PROBLEM DESCRIPTION:
Extract every line that contains the string "this".

+-------+

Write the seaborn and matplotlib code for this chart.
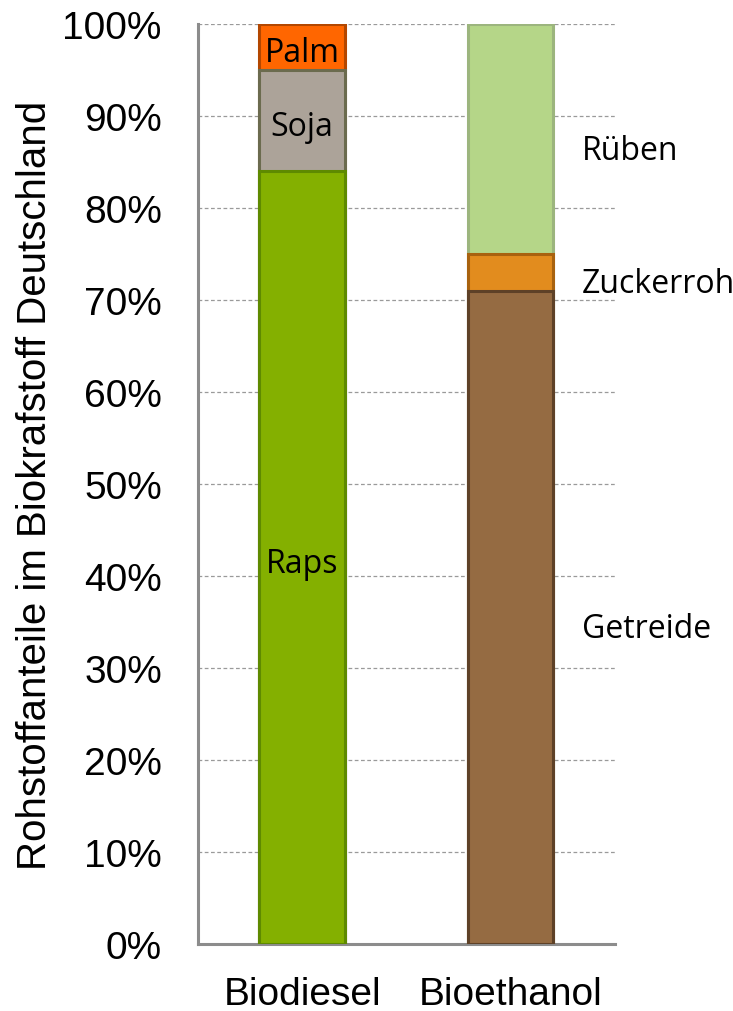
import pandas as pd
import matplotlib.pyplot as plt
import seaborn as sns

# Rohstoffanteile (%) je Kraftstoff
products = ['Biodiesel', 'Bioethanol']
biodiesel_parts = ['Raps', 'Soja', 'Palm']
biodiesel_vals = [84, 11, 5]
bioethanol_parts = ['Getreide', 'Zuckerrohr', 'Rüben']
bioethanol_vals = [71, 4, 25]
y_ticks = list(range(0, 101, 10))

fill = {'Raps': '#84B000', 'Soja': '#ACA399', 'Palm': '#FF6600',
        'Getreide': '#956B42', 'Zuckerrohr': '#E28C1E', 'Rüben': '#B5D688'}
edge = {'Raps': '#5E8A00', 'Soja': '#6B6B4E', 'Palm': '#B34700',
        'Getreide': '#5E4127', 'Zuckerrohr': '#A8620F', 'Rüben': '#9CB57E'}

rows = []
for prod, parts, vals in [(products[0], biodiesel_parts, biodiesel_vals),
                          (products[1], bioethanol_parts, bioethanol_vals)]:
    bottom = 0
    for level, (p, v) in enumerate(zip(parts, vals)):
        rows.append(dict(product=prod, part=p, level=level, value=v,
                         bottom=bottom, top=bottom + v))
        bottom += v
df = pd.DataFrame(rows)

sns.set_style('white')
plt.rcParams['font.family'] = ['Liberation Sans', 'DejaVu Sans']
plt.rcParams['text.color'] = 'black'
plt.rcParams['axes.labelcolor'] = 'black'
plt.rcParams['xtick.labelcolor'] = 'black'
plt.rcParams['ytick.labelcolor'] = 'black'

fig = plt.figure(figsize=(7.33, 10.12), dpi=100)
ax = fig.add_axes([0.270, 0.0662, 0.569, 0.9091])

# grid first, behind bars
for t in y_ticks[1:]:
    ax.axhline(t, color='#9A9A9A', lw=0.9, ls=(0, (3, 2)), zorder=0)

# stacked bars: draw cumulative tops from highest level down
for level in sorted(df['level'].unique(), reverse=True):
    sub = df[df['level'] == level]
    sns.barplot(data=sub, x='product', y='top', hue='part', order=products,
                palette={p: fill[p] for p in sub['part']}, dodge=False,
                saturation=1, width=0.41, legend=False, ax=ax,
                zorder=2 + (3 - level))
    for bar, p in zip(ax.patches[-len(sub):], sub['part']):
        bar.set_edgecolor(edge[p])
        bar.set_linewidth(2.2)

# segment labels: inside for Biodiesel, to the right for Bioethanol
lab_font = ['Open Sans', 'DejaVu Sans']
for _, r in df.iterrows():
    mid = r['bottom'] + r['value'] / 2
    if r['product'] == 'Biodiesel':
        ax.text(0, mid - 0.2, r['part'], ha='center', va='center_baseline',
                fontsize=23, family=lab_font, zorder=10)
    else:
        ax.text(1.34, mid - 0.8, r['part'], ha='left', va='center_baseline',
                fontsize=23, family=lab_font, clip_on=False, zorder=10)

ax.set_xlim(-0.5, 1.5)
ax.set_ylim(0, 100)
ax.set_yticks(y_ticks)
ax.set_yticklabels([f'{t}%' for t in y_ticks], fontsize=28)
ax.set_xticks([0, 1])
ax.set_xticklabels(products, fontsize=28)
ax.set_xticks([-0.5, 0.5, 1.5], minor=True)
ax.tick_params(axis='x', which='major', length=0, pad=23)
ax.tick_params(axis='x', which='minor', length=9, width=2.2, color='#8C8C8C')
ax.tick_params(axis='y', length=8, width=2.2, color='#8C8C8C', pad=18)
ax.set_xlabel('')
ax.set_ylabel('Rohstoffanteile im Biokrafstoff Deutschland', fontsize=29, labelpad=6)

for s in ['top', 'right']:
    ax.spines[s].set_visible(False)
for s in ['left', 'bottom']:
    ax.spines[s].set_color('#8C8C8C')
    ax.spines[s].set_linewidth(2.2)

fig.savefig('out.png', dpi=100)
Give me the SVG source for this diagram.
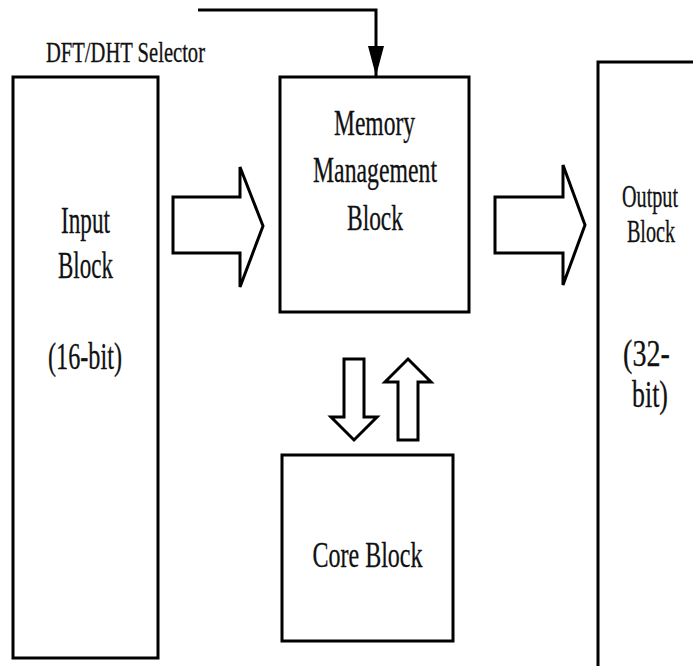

+-------+

FULL RESPONSE:
Write the seaborn and matplotlib code for this chart.
Give me the SVG source for this diagram.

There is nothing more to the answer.